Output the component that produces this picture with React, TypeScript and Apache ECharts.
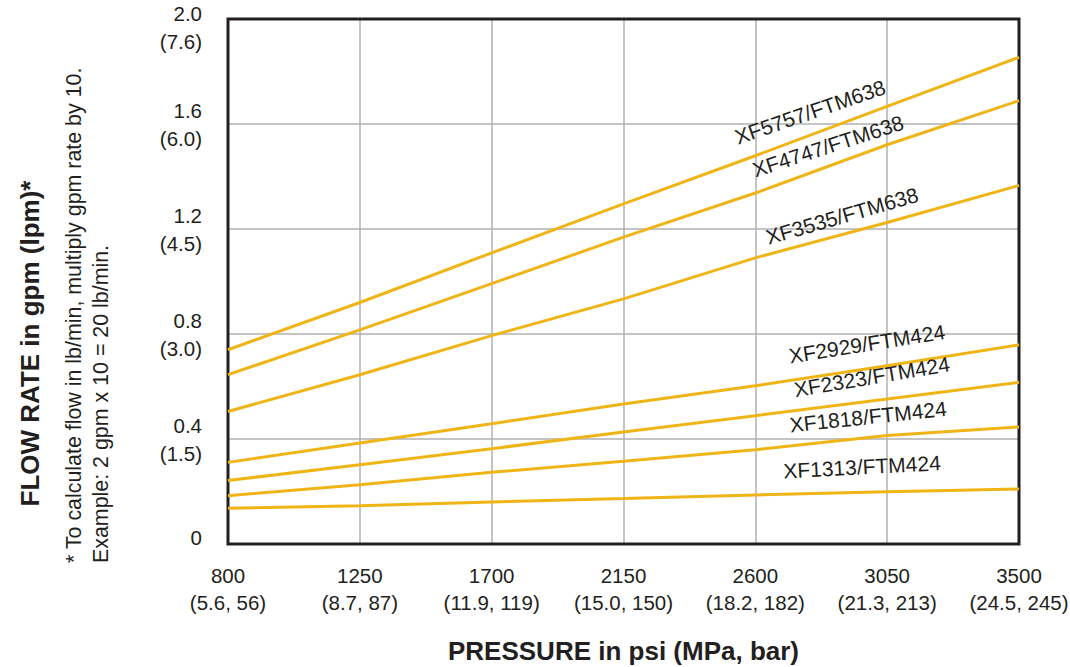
import React, { useEffect, useRef } from "react";
import * as echarts from "echarts";

// ---- Data ----
const pressurePsi = [800, 1250, 1700, 2150, 2600, 3050, 3500];
const pressureMpaBar = ["(5.6, 56)", "(8.7, 87)", "(11.9, 119)", "(15.0, 150)", "(18.2, 182)", "(21.3, 213)", "(24.5, 245)"];
const flowGpmTicks = [0, 0.4, 0.8, 1.2, 1.6, 2.0];
const flowGpmTickLabels = ["0", "0.4", "0.8", "1.2", "1.6", "2.0"];
const flowLpmTickLabels = ["", "(1.5)", "(3.0)", "(4.5)", "(6.0)", "(7.6)"];

const nozzleNames = [
  "XF5757/FTM638",
  "XF4747/FTM638",
  "XF3535/FTM638",
  "XF2929/FTM424",
  "XF2323/FTM424",
  "XF1818/FTM424",
  "XF1313/FTM424",
];
const xf5757 = [0.740, 0.920, 1.109, 1.296, 1.479, 1.667, 1.854];
const xf4747 = [0.645, 0.816, 0.992, 1.169, 1.337, 1.521, 1.689];
const xf3535 = [0.505, 0.645, 0.794, 0.934, 1.090, 1.225, 1.366];
const xf2929 = [0.311, 0.385, 0.458, 0.533, 0.603, 0.679, 0.759];
const xf2323 = [0.242, 0.302, 0.363, 0.427, 0.489, 0.552, 0.616];
const xf1818 = [0.184, 0.226, 0.273, 0.315, 0.359, 0.413, 0.446];
const xf1313 = [0.136, 0.146, 0.160, 0.173, 0.187, 0.199, 0.210];
const flowSeries = [xf5757, xf4747, xf3535, xf2929, xf2323, xf1818, xf1313];

// label anchors in data coordinates (psi, gpm) and their angles
const labelAtPsi = [2787, 2848, 2896, 2981, 2998, 2985, 2964];
const labelAtGpm = [1.646, 1.516, 1.25, 0.763, 0.637, 0.485, 0.294];
const labelAngle = [19, 18, 16, 9, 9.5, 6, 3];

const xTitle = "PRESSURE in psi (MPa, bar)";
const yTitle = "FLOW RATE in gpm (lpm)*";
const noteLines = [
  "* To calculate flow in lb/min, multiply gpm rate by 10.",
  "Example: 2 gpm x 10 = 20 lb/min.",
];

// ---- Style ----
const FONT = "'Liberation Sans', Arial, Helvetica, sans-serif";
const INK = "#231f20";
const GRID = "#b1b1b1";
const LINE = "#efb416";

function yLabel(v: number): string {
  const i = flowGpmTicks.findIndex((t) => Math.abs(t - v) < 1e-9);
  if (i < 0) return "";
  if (i === 0) return `${flowGpmTickLabels[i]}\n{e| }`;
  if (i === flowGpmTicks.length - 1) return `{f| }\n${flowGpmTickLabels[i]}\n${flowLpmTickLabels[i]}`;
  return `${flowGpmTickLabels[i]}\n${flowLpmTickLabels[i]}`;
}

export default function App() {
  const ref = useRef<HTMLDivElement>(null);
  useEffect(() => {
    const chart = echarts.init(ref.current as HTMLDivElement, null, { renderer: "svg" });
    const option: any = {
      animation: false,
      backgroundColor: "#ffffff",
      grid: {
        left: 228,
        right: 51,
        top: 19,
        bottom: 123,
        show: true,
        borderColor: INK,
        borderWidth: 3,
        backgroundColor: "transparent",
        z: 3,
        containLabel: false,
        outerBoundsMode: "none",
      },
      xAxis: [
        {
          type: "category",
          data: pressurePsi.map(String),
          boundaryGap: false,
          axisLine: { show: false },
          axisTick: { show: false },
          splitLine: { show: true, interval: 0, lineStyle: { color: GRID, width: 1.5 } },
          axisLabel: {
            interval: 0,
            margin: 18,
            fontSize: 20.5,
            lineHeight: 27,
            color: INK,
            fontFamily: FONT,
            formatter: (v: string, i: number) => `${v}\n${pressureMpaBar[i]}`,
          },
          name: xTitle,
          nameLocation: "middle",
          nameGap: 94,
          nameTextStyle: { fontSize: 26, fontWeight: "bold", color: INK, fontFamily: FONT },
        },
        { type: "value", min: 800, max: 3500, show: false },
      ],
      yAxis: {
        type: "value",
        min: 0,
        max: 2,
        interval: 0.4,
        axisLine: { show: false },
        axisTick: { show: false },
        splitLine: { show: true, lineStyle: { color: GRID, width: 1.5 } },
        axisLabel: {
          margin: 26,
          fontSize: 20.5,
          lineHeight: 28,
          color: INK,
          fontFamily: FONT,
          formatter: yLabel,
          rich: { e: { lineHeight: 14 }, f: { lineHeight: 16 } },
        },
        name: yTitle,
        nameLocation: "middle",
        nameRotate: 90,
        nameGap: 185,
        nameTextStyle: {
          fontSize: 26,
          fontWeight: "bold",
          color: INK,
          fontFamily: FONT,
          padding: [0, 124, 0, 0],
        },
      },
      graphic: noteLines.map((t, i) => ({
        type: "text",
        x: [74, 101][i],
        y: 563,
        rotation: Math.PI / 2,
        style: {
          text: t,
          fontSize: 21.4,
          fontFamily: FONT,
          fill: INK,
          align: "left",
          verticalAlign: "middle",
          textAlign: "left",
          textVerticalAlign: "middle",
        },
      })),
      series: nozzleNames.map((name, k) => ({
        name,
        type: "line",
        xAxisIndex: 1,
        yAxisIndex: 0,
        symbol: "none",
        silent: true,
        z: 4,
        lineStyle: { color: LINE, width: 3 },
        data: pressurePsi.map((p, i) => [p, flowSeries[k][i]]),
        markPoint: {
          symbol: "circle",
          symbolSize: 1,
          silent: true,
          itemStyle: { color: "transparent" },
          label: {
            show: true,
            position: "inside",
            formatter: () => name,
            rotate: labelAngle[k],
            fontSize: 21,
            color: INK,
            fontFamily: FONT,
          },
          data: [{ coord: [labelAtPsi[k], labelAtGpm[k]] }],
        },
      })),
    };
    chart.setOption(option);
    return () => chart.dispose();
  }, []);
  return (
    <div
      ref={ref}
      style={{ position: "fixed", left: 0, top: 0, width: 1070, height: 667, background: "#fff" }}
    />
  );
}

# EXERCISE REQUIREMENTS
Restate only the lines running from the start of the material above through the line containing "xf2323, xf1818, xf1313];", ends included. No pictures.

# RESPONSE
Output the component that produces this picture with React, TypeScript and Apache ECharts.
import React, { useEffect, useRef } from "react";
import * as echarts from "echarts";

// ---- Data ----
const pressurePsi = [800, 1250, 1700, 2150, 2600, 3050, 3500];
const pressureMpaBar = ["(5.6, 56)", "(8.7, 87)", "(11.9, 119)", "(15.0, 150)", "(18.2, 182)", "(21.3, 213)", "(24.5, 245)"];
const flowGpmTicks = [0, 0.4, 0.8, 1.2, 1.6, 2.0];
const flowGpmTickLabels = ["0", "0.4", "0.8", "1.2", "1.6", "2.0"];
const flowLpmTickLabels = ["", "(1.5)", "(3.0)", "(4.5)", "(6.0)", "(7.6)"];

const nozzleNames = [
  "XF5757/FTM638",
  "XF4747/FTM638",
  "XF3535/FTM638",
  "XF2929/FTM424",
  "XF2323/FTM424",
  "XF1818/FTM424",
  "XF1313/FTM424",
];
const xf5757 = [0.740, 0.920, 1.109, 1.296, 1.479, 1.667, 1.854];
const xf4747 = [0.645, 0.816, 0.992, 1.169, 1.337, 1.521, 1.689];
const xf3535 = [0.505, 0.645, 0.794, 0.934, 1.090, 1.225, 1.366];
const xf2929 = [0.311, 0.385, 0.458, 0.533, 0.603, 0.679, 0.759];
const xf2323 = [0.242, 0.302, 0.363, 0.427, 0.489, 0.552, 0.616];
const xf1818 = [0.184, 0.226, 0.273, 0.315, 0.359, 0.413, 0.446];
const xf1313 = [0.136, 0.146, 0.160, 0.173, 0.187, 0.199, 0.210];
const flowSeries = [xf5757, xf4747, xf3535, xf2929, xf2323, xf1818, xf1313];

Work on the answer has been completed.